Even if you aren’t interested in using the built-in sounds, it works great as an 88 key MIDI controller for your DAW, as long as you don’t need any DAW control features onboard. Arguably, the 635 might be one of the best 88 key weighted midi controllers you can buy for the price, even if it isn’t specifically meant to be one.
The sound engine offers over 500 different sounds, which is great, but in my opinion, the best of these sounds are the best sounds are really only the acoustic and electric pianos.
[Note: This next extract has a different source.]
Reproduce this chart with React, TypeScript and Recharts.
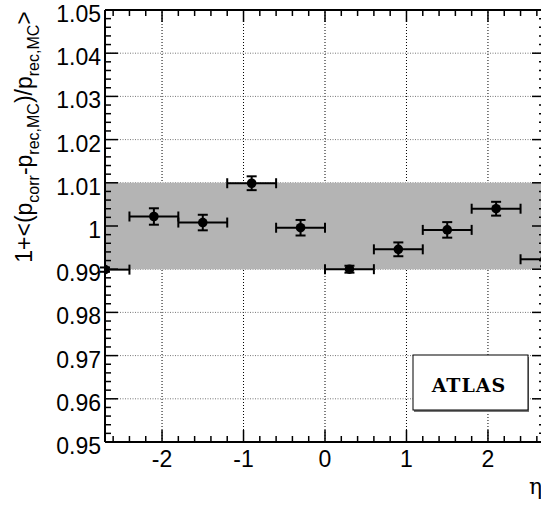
import React from 'react';
import { ComposedChart, Scatter, XAxis, YAxis, ErrorBar, ReferenceLine, ReferenceArea } from 'recharts';

// ---- data ----
const etaCenters = [-2.7, -2.1, -1.5, -0.9, -0.3, 0.3, 0.9, 1.5, 2.1, 2.7];
const ratioValues = [0.9899, 1.0022, 1.0008, 1.0099, 0.9996, 0.99, 0.9946, 0.9991, 1.004, 0.9923];
const ratioErrors = [0.0005, 0.0019, 0.0018, 0.0016, 0.0018, 0.0008, 0.0016, 0.0018, 0.0016, 0.0016];
const etaErrors: [number, number][] = [
  [0, 0.3], [0.3, 0.3], [0.3, 0.3], [0.3, 0.3], [0.3, 0.3],
  [0.3, 0.3], [0.3, 0.3], [0.3, 0.3], [0.3, 0.3], [0.3, 0],
];
const bandLow = 0.99;
const bandHigh = 1.01;

const xDomain: [number, number] = [-2.7, 2.7];
const yDomain: [number, number] = [0.95, 1.05];
const xMajorTicks = [-2, -1, 0, 1, 2];
const xAllTicks = [
  -2.6, -2.4, -2.2, -2, -1.8, -1.6, -1.4, -1.2, -1, -0.8, -0.6, -0.4, -0.2, 0,
  0.2, 0.4, 0.6, 0.8, 1, 1.2, 1.4, 1.6, 1.8, 2, 2.2, 2.4, 2.6,
];
const yMajorTicks = [0.95, 0.96, 0.97, 0.98, 0.99, 1.0, 1.01, 1.02, 1.03, 1.04, 1.05];
const yMinorSteps = [0, 0.002, 0.004, 0.006, 0.008];
const yAllTicks = yMajorTicks.flatMap((m, i) =>
  i < yMajorTicks.length - 1 ? yMinorSteps.map((s) => Math.round((m + s) * 1000) / 1000) : [m]
);
const yGridTicks = [0.96, 0.97, 0.98, 0.99, 1.0, 1.01, 1.02, 1.03, 1.04];

const rows = etaCenters.map((eta, i) => ({
  eta,
  val: ratioValues[i],
  ey: ratioErrors[i],
  ex: etaErrors[i],
}));

const FONT = 'Liberation Sans, Arial, Helvetica, sans-serif';
const isXMajor = (v: number) => Math.abs(v - Math.round(v)) < 1e-6;
const isYMajor = (v: number) => Math.abs(v * 100 - Math.round(v * 100)) < 1e-6;
const fmtY = (v: number) => parseFloat(v.toFixed(2)).toString();

const BottomTick = (props: any) => {
  const { x, y, payload } = props;
  const major = isXMajor(payload.value);
  return (
    <g>
      <line x1={x} x2={x} y1={y} y2={y - (major ? 12 : 6)} stroke="#000" strokeWidth={1.5} />
      {major && (
        <text x={x} y={y + 25} textAnchor="middle" fontSize={23} fontFamily={FONT} fill="#000">
          {String(Math.round(payload.value))}
        </text>
      )}
    </g>
  );
};

const TopTick = (props: any) => {
  const { x, y, payload } = props;
  const major = isXMajor(payload.value);
  return <line x1={x} x2={x} y1={y} y2={y + (major ? 12 : 6)} stroke="#000" strokeWidth={1.5} />;
};

const LeftTick = (props: any) => {
  const { x, y, payload } = props;
  const major = isYMajor(payload.value);
  return (
    <g>
      <line x1={x} x2={x + (major ? 13 : 6)} y1={y} y2={y} stroke="#000" strokeWidth={1.5} />
      {major && (
        <text x={x - 4} y={y + 12} textAnchor="end" fontSize={23} fontFamily={FONT} fill="#000">
          {fmtY(payload.value)}
        </text>
      )}
    </g>
  );
};

const RightTick = (props: any) => {
  const { x, y, payload } = props;
  const major = isYMajor(payload.value);
  return <line x1={x} x2={x - (major ? 13 : 6)} y1={y} y2={y} stroke="#000" strokeWidth={1.5} />;
};

const Dot = (props: any) => <circle cx={props.cx} cy={props.cy} r={4.8} fill="#000" />;

export default function App() {
  return (
    <div
      style={{
        position: 'fixed',
        left: 0,
        top: 0,
        width: 541,
        height: 505,
        overflow: 'hidden',
        background: '#fff',
        fontFamily: FONT,
      }}
    >
      <ComposedChart
        width={600}
        height={505}
        data={rows}
        margin={{ top: 9, right: 54, left: 45, bottom: 23 }}
      >
        <XAxis
          dataKey="eta"
          type="number"
          domain={xDomain}
          allowDataOverflow
          ticks={xAllTicks}
          interval={0}
          height={40}
          tickSize={0}
          tickMargin={0}
          tickLine={false}
          axisLine={{ stroke: '#000', strokeWidth: 2 }}
          tick={<BottomTick />}
        />
        <XAxis
          xAxisId="top"
          orientation="top"
          dataKey="eta"
          type="number"
          domain={xDomain}
          allowDataOverflow
          ticks={xAllTicks}
          interval={0}
          height={1}
          tickSize={0}
          tickMargin={0}
          tickLine={false}
          axisLine={{ stroke: '#000', strokeWidth: 2 }}
          tick={<TopTick />}
        />
        <YAxis
          type="number"
          domain={yDomain}
          allowDataOverflow
          ticks={yAllTicks}
          interval={0}
          width={60}
          tickSize={0}
          tickMargin={0}
          tickLine={false}
          axisLine={{ stroke: '#000', strokeWidth: 2 }}
          tick={<LeftTick />}
        />
        <YAxis
          yAxisId="right"
          orientation="right"
          type="number"
          domain={yDomain}
          allowDataOverflow
          ticks={yAllTicks}
          interval={0}
          width={1}
          tickSize={0}
          tickMargin={0}
          tickLine={false}
          axisLine={{ stroke: '#000', strokeWidth: 2 }}
          tick={<RightTick />}
        />
        {xMajorTicks.map((v) => (
          <ReferenceLine
            key={'vx' + v}
            x={v}
            stroke="#000"
            strokeWidth={1}
            strokeDasharray="1 2"
            zIndex={-10}
          />
        ))}
        {yGridTicks.map((v) => (
          <ReferenceLine
            key={'hy' + v}
            y={v}
            stroke="#777"
            strokeWidth={1}
            strokeDasharray="1 1.5"
            zIndex={-10}
          />
        ))}
        <ReferenceArea
          y1={bandLow}
          y2={bandHigh}
          x1={xDomain[0]}
          x2={xDomain[1]}
          fill="#b4b4b4"
          fillOpacity={1}
          stroke="none"
          zIndex={0}
        />
        <Scatter dataKey="val" isAnimationActive={false} shape={<Dot />}>
          <ErrorBar dataKey="ex" direction="x" width={5} stroke="#000" strokeWidth={2} isAnimationActive={false} />
          <ErrorBar dataKey="ey" direction="y" width={5} stroke="#000" strokeWidth={2} isAnimationActive={false} />
        </Scatter>
      </ComposedChart>
      <svg
        width={541}
        height={505}
        style={{ position: 'absolute', left: 0, top: 0, pointerEvents: 'none' }}
      >
        <text
          transform="translate(32,137) rotate(-90)"
          textAnchor="middle"
          fontSize={23}
          fontFamily={FONT}
          fill="#000"
        >
          <tspan>1+&lt;(p</tspan>
          <tspan fontSize={16} dy={7}>corr</tspan>
          <tspan dy={-7}>-p</tspan>
          <tspan fontSize={16} dy={7}>rec,MC</tspan>
          <tspan dy={-7}>)/p</tspan>
          <tspan fontSize={16} dy={7}>rec,MC</tspan>
          <tspan dy={-7}>&gt;</tspan>
        </text>
        <text x={529} y={494} fontSize={22} fontFamily="DejaVu Serif, Liberation Serif, serif" fill="#000">
          η
        </text>
        <rect x={414} y={357} width={115} height={55} fill="#777" />
        <rect x={413} y={355} width={115} height={55} fill="#fff" stroke="#000" strokeWidth={1} />
        <text
          x={469}
          y={392}
          textAnchor="middle"
          fontSize={19}
          fontWeight="bold"
          letterSpacing={1}
          fontFamily="DejaVu Serif, Liberation Serif, serif"
          fill="#000"
        >
          ATLAS
        </text>
      </svg>
    </div>
  );
}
However, the fact that it has so many sounds is a definite “pro,” even just for the fact that it is quite a bit of fun to try out playing songs using the multitude of different sounds. The fact that it has 64 voices polyphony is another “pro,” it pretty much means that you will rarely run out of voices in any sort of normal usage.
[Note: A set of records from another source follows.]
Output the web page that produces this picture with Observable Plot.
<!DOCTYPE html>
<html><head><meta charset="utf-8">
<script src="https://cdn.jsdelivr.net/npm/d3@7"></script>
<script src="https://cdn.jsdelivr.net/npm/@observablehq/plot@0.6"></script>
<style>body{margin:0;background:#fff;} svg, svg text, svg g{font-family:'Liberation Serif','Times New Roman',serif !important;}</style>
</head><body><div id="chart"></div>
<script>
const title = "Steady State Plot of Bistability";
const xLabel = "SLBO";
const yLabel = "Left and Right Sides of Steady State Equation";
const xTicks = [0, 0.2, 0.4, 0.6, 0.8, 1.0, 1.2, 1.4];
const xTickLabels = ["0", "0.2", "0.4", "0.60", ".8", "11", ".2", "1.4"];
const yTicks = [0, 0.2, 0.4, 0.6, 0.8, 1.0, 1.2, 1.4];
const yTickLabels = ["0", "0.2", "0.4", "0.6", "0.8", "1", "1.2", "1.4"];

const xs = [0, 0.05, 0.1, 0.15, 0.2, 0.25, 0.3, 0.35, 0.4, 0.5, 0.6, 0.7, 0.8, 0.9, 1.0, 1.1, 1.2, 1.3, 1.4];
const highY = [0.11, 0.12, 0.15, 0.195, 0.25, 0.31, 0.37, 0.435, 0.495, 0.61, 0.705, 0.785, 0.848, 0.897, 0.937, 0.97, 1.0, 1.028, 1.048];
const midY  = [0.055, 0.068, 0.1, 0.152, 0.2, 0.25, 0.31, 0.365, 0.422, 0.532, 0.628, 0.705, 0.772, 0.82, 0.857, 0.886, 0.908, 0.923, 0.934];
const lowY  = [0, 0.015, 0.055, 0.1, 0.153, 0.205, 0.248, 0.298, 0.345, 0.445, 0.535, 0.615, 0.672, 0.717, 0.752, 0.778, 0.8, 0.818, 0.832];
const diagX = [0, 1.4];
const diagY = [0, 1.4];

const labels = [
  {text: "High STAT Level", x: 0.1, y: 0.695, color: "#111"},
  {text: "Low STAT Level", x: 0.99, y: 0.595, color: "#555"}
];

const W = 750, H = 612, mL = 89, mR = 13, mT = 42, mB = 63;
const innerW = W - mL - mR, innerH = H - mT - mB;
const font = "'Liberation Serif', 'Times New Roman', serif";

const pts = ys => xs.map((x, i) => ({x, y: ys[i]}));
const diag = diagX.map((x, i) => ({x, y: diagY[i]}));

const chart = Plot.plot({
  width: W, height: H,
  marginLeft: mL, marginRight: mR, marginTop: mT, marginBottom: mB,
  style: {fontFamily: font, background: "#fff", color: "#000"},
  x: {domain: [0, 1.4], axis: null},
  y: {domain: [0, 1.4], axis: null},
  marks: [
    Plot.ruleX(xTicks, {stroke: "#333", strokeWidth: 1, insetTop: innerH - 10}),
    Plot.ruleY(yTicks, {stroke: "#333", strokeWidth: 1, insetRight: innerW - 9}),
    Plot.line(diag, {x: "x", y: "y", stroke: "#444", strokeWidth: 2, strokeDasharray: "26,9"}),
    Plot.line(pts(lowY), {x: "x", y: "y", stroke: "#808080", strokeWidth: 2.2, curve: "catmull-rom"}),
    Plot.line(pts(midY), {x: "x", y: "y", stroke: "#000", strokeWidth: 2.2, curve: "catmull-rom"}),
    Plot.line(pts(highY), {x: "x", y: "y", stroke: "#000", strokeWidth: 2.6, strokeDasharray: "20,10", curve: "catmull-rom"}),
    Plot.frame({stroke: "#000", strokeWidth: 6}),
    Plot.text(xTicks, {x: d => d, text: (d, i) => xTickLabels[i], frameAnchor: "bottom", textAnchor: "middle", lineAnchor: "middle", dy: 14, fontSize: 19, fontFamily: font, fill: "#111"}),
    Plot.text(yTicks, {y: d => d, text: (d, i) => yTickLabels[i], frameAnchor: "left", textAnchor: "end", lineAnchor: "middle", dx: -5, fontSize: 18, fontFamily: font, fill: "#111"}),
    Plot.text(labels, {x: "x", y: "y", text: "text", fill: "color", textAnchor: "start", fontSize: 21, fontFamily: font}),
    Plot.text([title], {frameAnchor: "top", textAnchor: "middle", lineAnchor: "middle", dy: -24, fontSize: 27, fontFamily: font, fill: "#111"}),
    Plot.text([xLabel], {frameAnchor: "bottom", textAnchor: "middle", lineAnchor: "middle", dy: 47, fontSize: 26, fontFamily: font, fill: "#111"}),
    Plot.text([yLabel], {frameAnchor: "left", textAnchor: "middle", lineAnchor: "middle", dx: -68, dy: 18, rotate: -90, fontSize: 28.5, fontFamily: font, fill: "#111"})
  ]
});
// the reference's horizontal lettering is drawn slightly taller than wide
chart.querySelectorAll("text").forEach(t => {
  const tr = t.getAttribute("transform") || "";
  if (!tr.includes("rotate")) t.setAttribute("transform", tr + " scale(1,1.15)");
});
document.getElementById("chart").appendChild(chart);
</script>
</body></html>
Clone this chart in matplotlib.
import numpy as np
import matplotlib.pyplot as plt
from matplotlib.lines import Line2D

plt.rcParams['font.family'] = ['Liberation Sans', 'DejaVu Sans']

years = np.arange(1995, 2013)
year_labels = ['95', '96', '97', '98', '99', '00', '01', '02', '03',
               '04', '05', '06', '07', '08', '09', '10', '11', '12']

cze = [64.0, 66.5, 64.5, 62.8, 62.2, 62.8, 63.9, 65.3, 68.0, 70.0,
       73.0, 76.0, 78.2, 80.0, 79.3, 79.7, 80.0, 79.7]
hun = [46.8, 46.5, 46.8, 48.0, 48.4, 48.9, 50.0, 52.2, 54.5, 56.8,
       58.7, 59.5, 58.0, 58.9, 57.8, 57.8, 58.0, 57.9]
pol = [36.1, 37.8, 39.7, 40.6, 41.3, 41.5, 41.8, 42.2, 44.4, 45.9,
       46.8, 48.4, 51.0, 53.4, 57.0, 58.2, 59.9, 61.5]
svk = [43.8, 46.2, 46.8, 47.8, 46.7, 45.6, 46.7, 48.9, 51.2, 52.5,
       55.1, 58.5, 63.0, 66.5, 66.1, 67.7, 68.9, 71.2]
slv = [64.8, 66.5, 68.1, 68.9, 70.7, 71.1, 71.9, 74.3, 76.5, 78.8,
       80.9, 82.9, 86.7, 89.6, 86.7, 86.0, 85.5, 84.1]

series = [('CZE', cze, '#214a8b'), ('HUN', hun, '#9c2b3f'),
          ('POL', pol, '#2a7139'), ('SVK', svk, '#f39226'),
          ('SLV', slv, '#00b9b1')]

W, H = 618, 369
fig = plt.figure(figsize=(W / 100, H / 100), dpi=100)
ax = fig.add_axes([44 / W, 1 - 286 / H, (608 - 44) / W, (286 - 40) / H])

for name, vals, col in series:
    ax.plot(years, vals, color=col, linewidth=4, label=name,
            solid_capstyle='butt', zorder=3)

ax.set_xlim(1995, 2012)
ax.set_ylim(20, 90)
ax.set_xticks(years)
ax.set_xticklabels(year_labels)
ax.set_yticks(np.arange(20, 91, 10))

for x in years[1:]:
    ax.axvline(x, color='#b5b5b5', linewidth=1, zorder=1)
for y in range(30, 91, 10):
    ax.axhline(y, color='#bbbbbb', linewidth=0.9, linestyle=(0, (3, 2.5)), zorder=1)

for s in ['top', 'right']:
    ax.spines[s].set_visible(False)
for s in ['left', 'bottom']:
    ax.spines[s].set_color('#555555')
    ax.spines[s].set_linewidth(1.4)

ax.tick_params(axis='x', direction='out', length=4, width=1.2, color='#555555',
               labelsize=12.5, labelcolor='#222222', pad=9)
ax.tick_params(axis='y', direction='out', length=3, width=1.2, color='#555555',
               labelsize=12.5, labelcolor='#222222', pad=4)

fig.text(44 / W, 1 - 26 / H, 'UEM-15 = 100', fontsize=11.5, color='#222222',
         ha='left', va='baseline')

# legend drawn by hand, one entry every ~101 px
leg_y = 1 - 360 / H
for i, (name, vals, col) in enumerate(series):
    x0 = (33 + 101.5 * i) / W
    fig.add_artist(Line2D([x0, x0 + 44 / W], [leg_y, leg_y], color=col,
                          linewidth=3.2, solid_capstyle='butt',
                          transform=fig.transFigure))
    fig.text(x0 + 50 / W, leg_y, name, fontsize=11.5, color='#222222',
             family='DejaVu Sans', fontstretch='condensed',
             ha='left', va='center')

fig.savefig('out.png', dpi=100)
The 6 track MIDI sequencer is another useful feature; it isn’t nearly as robust as the sequencer in any DAW, but it serves as a great learning tool and for quickly sketching out song ideas without needing to turn away from the keyboard and lose your train of thought.
The built-in speakers are nice to have as well, particularly if you plan on using the 635 for practicing piano in your home; it means you don’t need to worry about hooking your keyboard up to an amp or speaker.
The wooden stand that this keyboard comes with is great as well; it is very solid and reliable as a stationary home for the YPG, and gives the keyboard a much more attractive, piano-like appearance.
There are some negative aspects to the YPG-635 as well, for sure. One of the biggest “cons” to me is the fact that its built-in speakers, although they are very useful, add a lot of weight to the keyboard itself, especially when combined with the hammer action keybed. Because of this, it is extremely heavy and therefore not ideal for gigging or any sort of mobile usage.
Being an older keyboard in a low price range, some of the features are a little dated. In particular, its built-in styles and songs are essentially using the same auto-accompaniment system that Yamaha have been using in their keyboards since the 90’s.
On top of that, a majority of the sounds in the 635’s engine sound pretty cheap and dated. This is only really the case for some of the more rarely-used sounds like guitar, strings, and synthesizers; it has some decent ones for the general bread-and-butter sounds.
The rear panel connections on the YPG also leave a bit to be desired. In particular, I would have liked to see MIDI input and output on a DIN connection instead of just USB. This would have opened up the possibility of using its great keybed to control hardware synths or other keyboards without needing to use a USB to MIDI converter.
In addition to that, it would have been nice to see an audio input like on the DGX-660, and a dedicated stereo output on dual-TRS jacks. Overall, however, it’s hard to blame a keyboard in this price range for not having all of these “ideal” features.
All in all, the Yamaha YPG-635 is a great keyboard for beginner and intermediate players who are looking for a keyboard that gets close to the feeling of playing an acoustic piano without breaking the bank, and in a reasonably-compact size. By no means to the negatives outweigh the positives with this keyboard, but in particular it depends on what kind of features you are looking for in a keyboard of this kind.
It can’t be denied that its most significant feature is its 88-key graded hammer-action keybed, and if you can get it for a good price this is reason alone to buy it. It is very heavy and unruly for any sort of mobile-use, and thus should really be stationary in a home, in conjunction with the custom stand. I hope this article was helpful in your decision-making process!